Petitioners Martin D. Fife and his wife, Barbara J. Fife, resided in New York, N.Y., at the time of filing the petitions herein. They timely filed joint Federal income tax returns for the calendar years 1973, 1974, 1975, 1976, and 1977 with the Internal Revenue Service Center, New York, N.Y., and/or Holtsville, N.Y.
Petitioners Isaac H. Friedman and his wife, Judith Friedman (deceased), resided in New York, N.Y., at the time of filing the petitions herein. They timely filed joint Federal income tax returns for the calendar years 1973, 1974, 1975, 1976, and 1977 with the Internal Revenue Service Center, New York, N.Y., and/or Holtsville, *133 N.Y.
Petitioners Harold Rand and his wife, Lillian Rand, resided in New Rochelle, N.Y., at the time of filing the petition herein. They timely filed a joint Federal income tax return for the calendar year 1973 with the Internal Revenue Service Center, New York, N.Y., and/or Holtsville, N.Y.
Petitioners Arthur Paturick and his wife, Sarah Paturick, resided in Harrison, N.Y., at the time of filing the petition herein. They timely filed joint Federal income tax returns for the calendar years 1976 and 1977 with the Internal Revenue Service Center, Holtsville, N.Y.

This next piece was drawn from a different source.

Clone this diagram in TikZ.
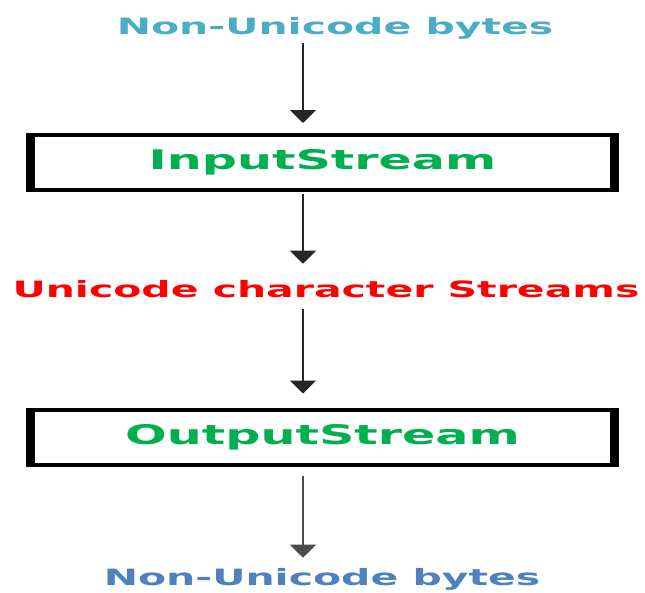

Each of the six consolidated cases involves a partner in Jupiter Associates, a limited partnership organized under the laws of the State of New York. On December 14, 1973, Jupiter Associates acquired the sole and exclusive right, title, privileges, interest, and ownership to exhibit, distribute, and otherwise exploit the motion picture entitled "La Veuve Couderc" (hereinafter referred to as the picture) in the United States, portions of Canada, and certain other limited areas of the world (hereinafter referred to as the territory). The picture was produced in France by Raymond Danon (a Lira Films and *4 Pegaso Films*134 co-production), was directed by Pierre Granier Deferre, and starred Simone Signoret and Alain Delon. According to the terms of the purchase agreement, the seller, Continental Film Distributors, Ltd., warranted that the expenses of production of the picture were not less than $ 2 million. 3
Although the picture had not been released, distributed, or exhibited in any form or by any media in any part of the territory at the time of the sale, it had been previously exhibited extensively in Europe. The gross box office receipts derived from the exploitation and distribution of the picture outside the territory were $ 5,450,000 at the time of the purchase by Jupiter Associates.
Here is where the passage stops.